İşte Event Horizon, bir kara deliğin içinde kaybolduktan sonra yeniden ortaya çıkan bir uzay gemisinin beraberinde getirdiği “başka şeyleri” anlatan, H.P.Lovecraft’ın öykülerindeki atmosferi anımsatan başarılı bir bilimkorku.
28 Days After (2002)
2008’de yönettiği Oscar ödüllü film “Slumdog Millionarie” ile kendisi de Oscar alan Danny Boyle, 2002’de çektiği 28 Gün Sonra adlı filmle zombi türünün kurallarını büyük bir revizyona uğratmıştı. Bu filme kadar zombiler, yavaş hareket etmeleri nedeniyle “yeniden öldürülmesi” o kadar da zor olmayan canavarlardı. Fakat bu filmle beraber, hızlı hareket eden zombi kavramı ile korku ve dehşet dozajı en üst seviyeye çıkmış oldu. Filmdeki karakterin hastanede uyandıktan sonra, terk edilmiş görünümdeki Londra kentinde dolaşırken ilk kez bir kilisede zombilerle karşılaşması filmdeki güçlü bir politik mesaj olarak okunabilir.
Bu film, bilimkurguyu bilimkurgu yapan şeyin işlediği konu değil ona nasıl bir açıklama getirdiği olduğunu gösteren önemli bir örnek. Ölümden sonra dirilen bu hortlaklar metafizik bir sebeple değil, maruz kaldıkları bir virüs nedeniyle bu hale gelmişlerdir. Sonrasındaki devam filmi 28 Hafta Sonra ile beraber, izlenme rekorları kıran dizi “Walking Dead”e giden yolu açmış olan 28 Gün Sonra’yı izlerken kapınızın sürgülü olduğundan emin olun.
Dipnot:
- “Bilimkorku” tabirini ilk kez dolaşıma sokmaya çalışan bir isim olarak, bilimkurgu ve korku edebiyatı alanlarında yıllardır kalem oynatan ve birkaç dönemdir Özgen Berkol Doğan Bilimkurgu Kütüphanesinde aylık periyotlarda bilimkurgu filmleri gösterimi yapan Galip Dursun’u biliyorum.
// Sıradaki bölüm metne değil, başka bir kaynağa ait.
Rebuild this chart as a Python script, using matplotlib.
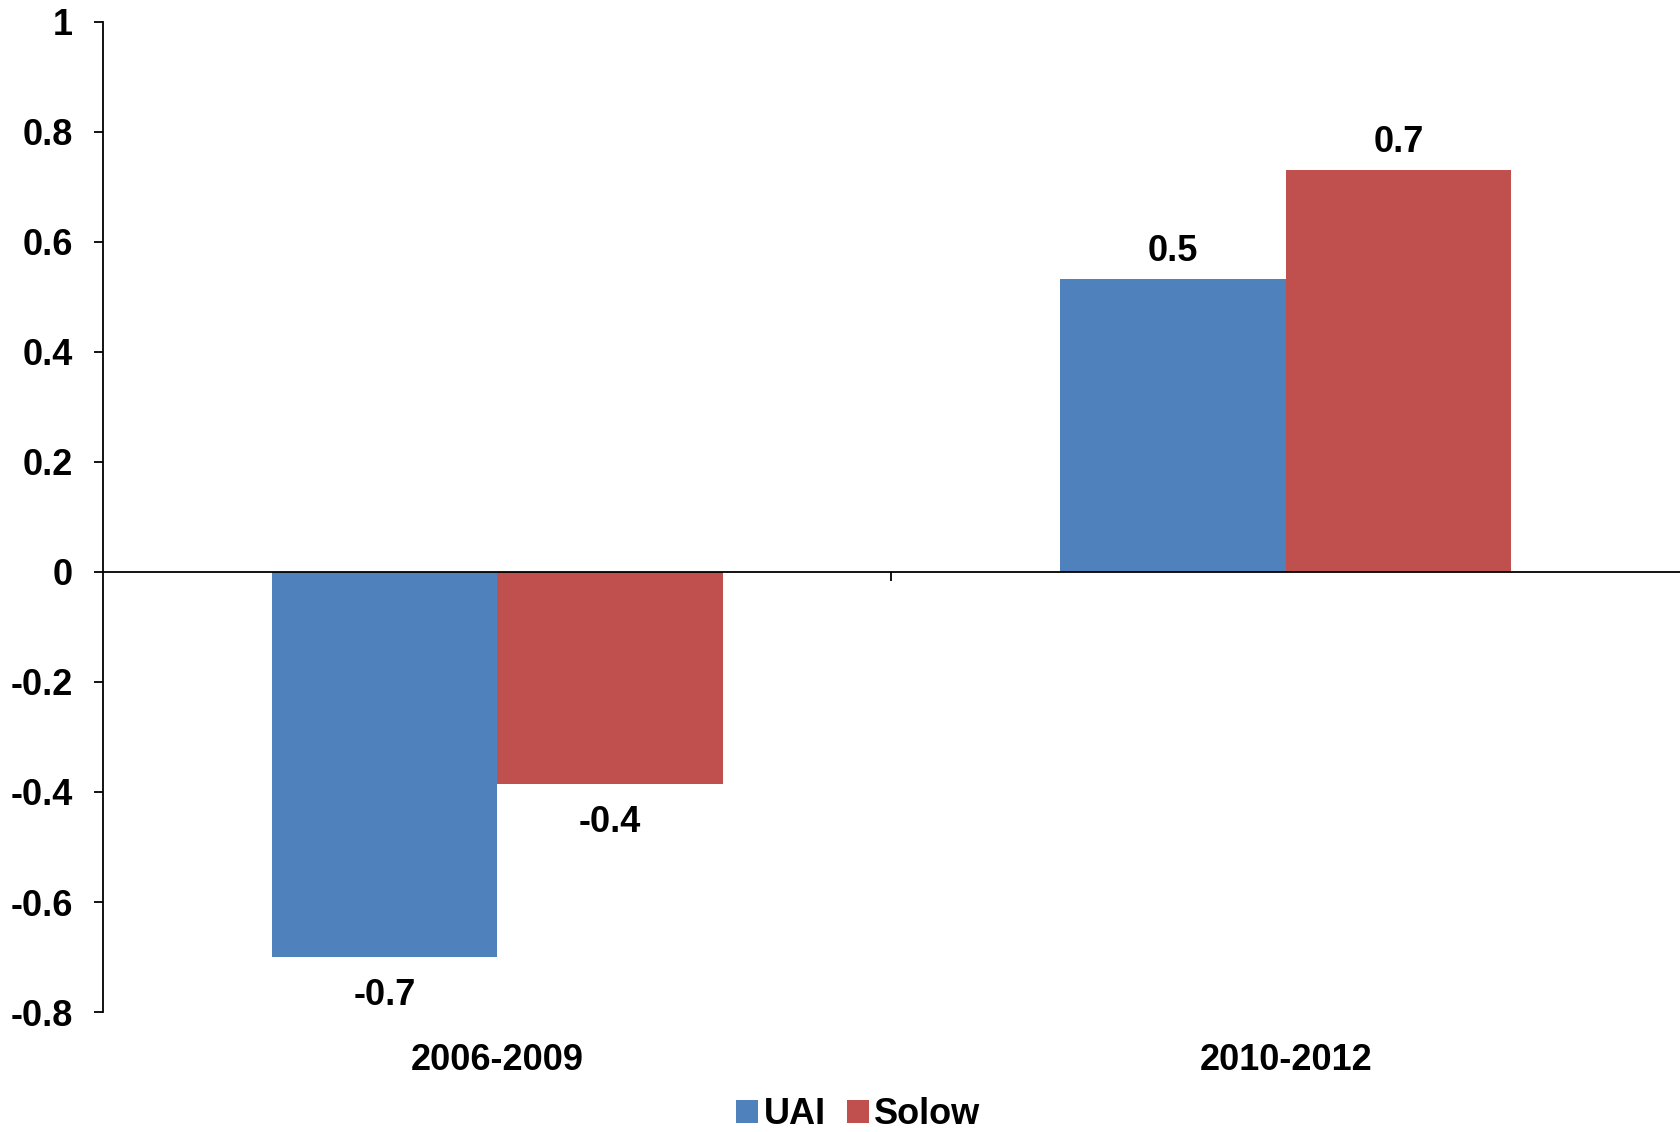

Demokan Atasoy ve Işın Beril Tetik ile beraber hazırladıkları www.gerisihikayekorku.com sitesi bünyesinde, bilimkurgu ve korkunun kesişimi pek çok konuda birbirinden bilgilendirici ve dinlemesi keyifli konuşmalar mevcut. Türe ilgi duyan herkese bu siteyi tavsiye ediyorum.